It lumbers in and takes away villagers at night! It can chew down a fully grown Sycamore in an hour! When it enters the water, small tidal waves are produced that menace nearby settlements!
O.K., O.K., these descriptions are slightly exaggerated but the myth of the huge beaver remains. (Really -- how do these things start?) Loch Ness in Scotland is famous for its mythical dinosaur serpent, and also for the hoaxes perpetuated to prove its claims (and it's certainly good for the locals who would have left years ago for jobs in the city without all the tourism.) Will Sycamore Island start selling H.B. trinkets on the tow path?

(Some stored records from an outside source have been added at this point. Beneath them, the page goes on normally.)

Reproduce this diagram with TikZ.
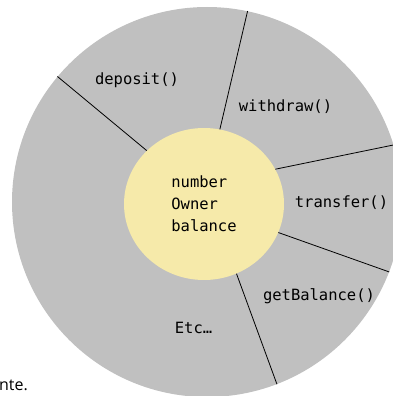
\documentclass[tikz,border=0pt]{standalone}
\usepackage{fontspec}
\setmonofont{DejaVu Sans Mono}
\newfontfamily\notefont{Open Sans}
\usepackage{tikz}
\usetikzlibrary{shapes.geometric}
\definecolor{shellgray}{RGB}{192,192,192}
\definecolor{coreyellow}{RGB}{246,234,170}
\tikzstyle{shell} = [circle, fill=shellgray, minimum size=390pt, inner sep=0pt]
\tikzstyle{core} = [ellipse, fill=coreyellow, minimum width=160pt, minimum height=152pt, inner sep=0pt, align=left, font=\ttfamily\fontsize{15.5}{22}\selectfont]
\tikzstyle{method} = [font=\ttfamily\fontsize{15.5}{18}\selectfont, inner sep=0pt]
\tikzstyle{spoke} = [line width=0.8pt]

\begin{document}
\begin{tikzpicture}[yscale=-1]
			\clip (0pt,0pt) rectangle (393pt,396pt);
			\useasboundingbox (0pt,0pt) rectangle (393pt,396pt);
			\node[shell] (shell) at (207pt,202pt) {};
			\node[core] (core) at (204pt,204pt) {number\\Owner\\balance};
			\draw[spoke] (core.137) -- (shell.140.5);
			\draw[spoke] (core.78) -- (shell.78.7);
			\draw[spoke] (core.26) -- (shell.17);
			\draw[spoke] (core.-21) -- (shell.-21.3);
			\draw[spoke] (core.-65) -- (shell.-69);
			\node[method] (deposit) at (137pt,80pt) {deposit()};
			\node[method] (withdraw) at (285.5pt,107pt) {withdraw()};
			\node[method] (transfer) at (341.5pt,203pt) {transfer()};
			\node[method] (getbalance) at (319pt,296pt) {getBalance()};
			\node[method] (etc) at (193.5pt,328pt) {Etc…};
			\node[anchor=base east, inner sep=0pt, font=\notefont\fontsize{16}{18}\selectfont] (note) at (28pt,390pt) {nte.};
		\end{tikzpicture}
\end{document}
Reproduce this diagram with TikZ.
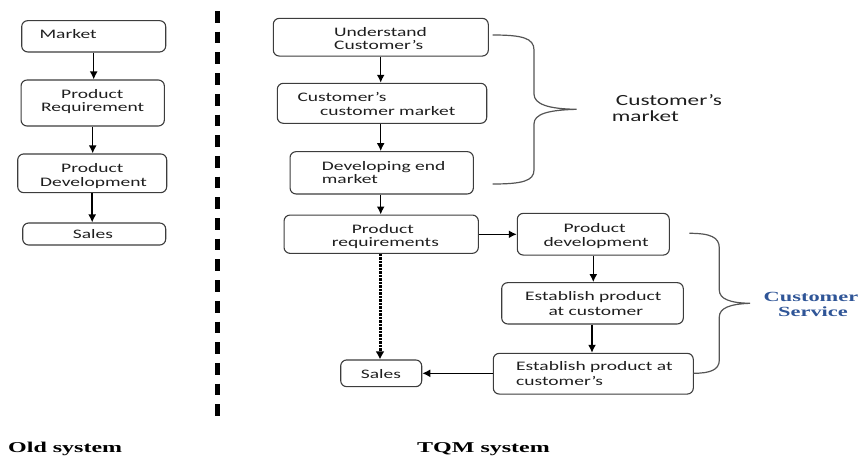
\documentclass[tikz,border=0pt]{standalone}
\usepackage{fontspec}
\setmainfont{Carlito}
\newfontfamily\boxfont[FakeStretch=1.5]{Carlito}
\newfontfamily\capfont[FakeStretch=1.6]{Liberation Serif}
\usetikzlibrary{arrows.meta}
\definecolor{boxline}{HTML}{3C3C3C}
\definecolor{txtcol}{HTML}{1E1E1E}
\definecolor{bracecol}{HTML}{555555}
\definecolor{csblue}{HTML}{2F5597}
\begin{document}
\begin{tikzpicture}[x=1pt,y=-1pt,
  box/.style={draw=boxline, line width=1.1pt, rounded corners=6pt, inner sep=0pt},
  txt/.style={anchor=base west, inner sep=0pt, text=txtcol, font=\boxfont\fontsize{13pt}{15pt}\selectfont},
  bigtxt/.style={anchor=base west, inner sep=0pt, text=txtcol, font=\boxfont\fontsize{15.5pt}{18pt}\selectfont},
  captxt/.style={anchor=base west, inner sep=0pt, text=black, font=\capfont\bfseries\fontsize{15pt}{18pt}\selectfont},
  cstxt/.style={anchor=base, inner sep=0pt, text=csblue, font=\capfont\bfseries\fontsize{14pt}{17pt}\selectfont},
  arr/.style={-{Latex[length=8pt,width=8pt]}, line width=1.5pt, black},
  dotarr/.style={-{Latex[length=8pt,width=9pt]}, line width=3pt, black, dash pattern=on 2.2pt off 1.3pt},
  brace/.style={draw=bracecol, line width=1.2pt},
  sep/.style={line width=5pt, black, dash pattern=on 11.7pt off 9pt}]
\useasboundingbox (0,0) rectangle (863,458);

% separator
\coordinate (septop) at (217,11);
\coordinate (sepbot) at (217,417);
\draw[sep] (septop) -- (sepbot);

% ---------- Old system ----------
\node[box, minimum width=144pt, minimum height=31.3pt] (om) at (93.7,36.3) {};
\node[box, minimum width=143.3pt, minimum height=46pt] (opr) at (92.7,103) {};
\node[box, minimum width=149pt, minimum height=38.7pt] (opd) at (92.2,173.3) {};
\node[box, minimum width=143pt, minimum height=22pt] (os) at (94.2,234) {};

\node[txt] (omt) at (39.3,38) {Market};
\node[txt] (oprt1) at (61,98.3) {Product};
\node[txt] (oprt2) at (41,111.7) {Requirement};
\node[txt] (opdt1) at (61,172.7) {Product};
\node[txt] (opdt2) at (40,186) {Development};
\node[txt] (ost) at (72.7,238.5) {Sales};

\draw[arr] (om.south) -- (om.south |- opr.north);
\draw[arr] (opr.south) -- (opr.south |- opd.north);
\draw[arr] (opd.south) -- (opd.south |- os.north);

% ---------- TQM system ----------
\node[box, minimum width=215pt, minimum height=37.7pt] (tu) at (380.8,37.2) {};
\node[box, minimum width=209.4pt, minimum height=40pt] (tc) at (382,103.3) {};
\node[box, minimum width=183.3pt, minimum height=42.3pt] (td) at (381.7,172.8) {};
\node[box, minimum width=194.3pt, minimum height=38.3pt] (tpr) at (381.2,234.2) {};
\node[box, minimum width=152pt, minimum height=41.7pt] (tpd) at (593.3,234.2) {};
\node[box, minimum width=181.6pt, minimum height=41.3pt] (te1) at (592.5,303.3) {};
\node[box, minimum width=200pt, minimum height=40.7pt] (te2) at (593.3,373.7) {};
\node[box, minimum width=81pt, minimum height=26.7pt] (ts) at (381.2,373.3) {};

\node[txt] (tut1) at (334,36) {Understand};
\node[txt] (tut2) at (334,49.3) {Customer’s};
\node[txt] (tct1) at (297.3,101) {Customer’s};
\node[txt] (tct2) at (320,115) {customer market};
\node[txt] (tdt1) at (321.7,170) {Developing end};
\node[txt] (tdt2) at (321.7,183.5) {market};
\node[txt] (tprt1) at (351.7,233.3) {Product};
\node[txt] (tprt2) at (331.7,246.7) {requirements};
\node[txt] (tpdt1) at (563.3,232.7) {Product};
\node[txt] (tpdt2) at (543.3,246.7) {development};
\node[txt] (te1t1) at (525,300.7) {Establish product};
\node[txt] (te1t2) at (548.3,315) {at customer};
\node[txt] (te2t1) at (516,370.7) {Establish product at};
\node[txt] (te2t2) at (516,385) {customer’s};
\node[txt] (tst) at (360.7,378.3) {Sales};

\draw[arr] (tu.south -| 380.7,0) -- (tc.north -| 380.7,0);
\draw[arr] (tc.south -| 380.7,0) -- (td.north -| 380.7,0);
\draw[arr] (td.south -| 380.7,0) -- (tpr.north -| 380.7,0);
\draw[arr] (tpr.east |- 0,234.3) -- (tpd.west |- 0,234.3);
\draw[arr] (tpd.south) -- (tpd.south |- te1.north);
\draw[arr] (te1.south -| 592,0) -- (te2.north -| 592,0);
\draw[dotarr] (tpr.south -| 380,0) -- (ts.north -| 380,0);
\draw[arr] (te2.west |- 0,373.3) -- (ts.east |- 0,373.3);

% braces
\draw[brace] (492.7,35) .. controls (522,35) and (534,38) .. (534,50)
  -- (534,94) .. controls (534,104) and (548,109) .. (576.7,109.3)
  .. controls (548,110) and (534,114) .. (534,124)
  -- (534,170) .. controls (534,181) and (522,184) .. (492.7,184);
\node[bigtxt] (cm1) at (615.7,105) {Customer’s};
\node[bigtxt] (cm2) at (611.7,121.5) {market};

\draw[brace] (689.3,233.3) .. controls (710,233.3) and (719.3,237) .. (719.3,248)
  -- (719.3,290) .. controls (719.3,299) and (730,303) .. (750,303.3)
  .. controls (730,304) and (719.3,308) .. (719.3,317)
  -- (719.3,360) .. controls (719.3,370) and (710,373.3) .. (693.3,373.3);
\node[cstxt] (cs1) at (811,301.5) {Customer};
\node[cstxt] (cs2) at (813,316.5) {Service};

% captions
\node[captxt] (oldcap) at (8,452.5) {Old system};
\node[captxt] (tqmcap) at (417,452.5) {TQM system};
\end{tikzpicture}
\end{document}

Then there's Ogopogo. Some Canadians figured out a few years ago, "Why should Loch Ness have a monopoly on water monsters?" So some ancient Indian sitings were trooped out to bolster the claims of the more recent European arrivals and now there's a museum, depositions, and Discovery Channel episodes! Wow! - must be true!
And how about all those aliens landing and abducting people, and ghosts that make the room cold, and witches that make the stew hot, and devils, vampires, werewolves, goblins, and all the other traditional spectral miscreants that we're already dealing with. Now there's a huge beaver!!?? Do we really need this?
So who are the Sycamore Islanders that have sited this beast? Why, our very own caretakers, Peter Jones and Doc Taliaferro. I mentioned this story the other day to a couple of guests who were swimming and met with a predictable reaction. "Puhleeze... like I'm worried. Does it nibble on toes like the fish or eat people whole?" I said I hadn't actually heard of any people being eaten but the thing is supposed to be around. She told me I should get a life. "Call me," she said, "if the thing's still around after the year 2000." (I'm still trying to figure that one out.)
Anyway, according to Doc (who has actually written this stuff up!) when the huge beaver stands on its legs, it's almost as tall as a man. "St. Bernardness" in size (actual quote). It easily climbs over the chicken wire on the trees and chews to its heart's content. Doc says he even yelled at it one night and waved his arms and the thing kept munching, with just casual glance at him to see what all the commotion was about. When Doc went out of his quarters to scare the beast away, it had disappeared!
So we are all warned that there's a beaver with an over-active pituitary gland prowling the river by night, probably driving the area's lady beavers into terror or ecstasy, or maybe is a lady beaver itself! Peter says that when he first spied the creature, he thought it the size of a small bear! (I swear, I'm not making this up!) He said his first thought was, "My God, do I swim in the same river as this thing?"
It is certainly true that the caretakers, by spending more time on the Island than any member, might spot wildlife the rest of us might miss. But Peter and Doc both have shared the Island with their partners so how come they haven't seen it? "Just our good luck, I suppose," said Holly Syrrakos, "and anyway, we could always blame stuff on it like how it ate all the toilet paper in the bathrooms when really, we just ran out."
What is clearly needed is a picture of the thing to calm the skeptics -- and not one of those grainy fake-looking pictures that grace the covers of alien abduction magazines or grocery store scandal-sheets. When I mentioned this to Doc, he said it wouldn't be easy. "Beavers are mostly active at night and my camera's on the blink these days."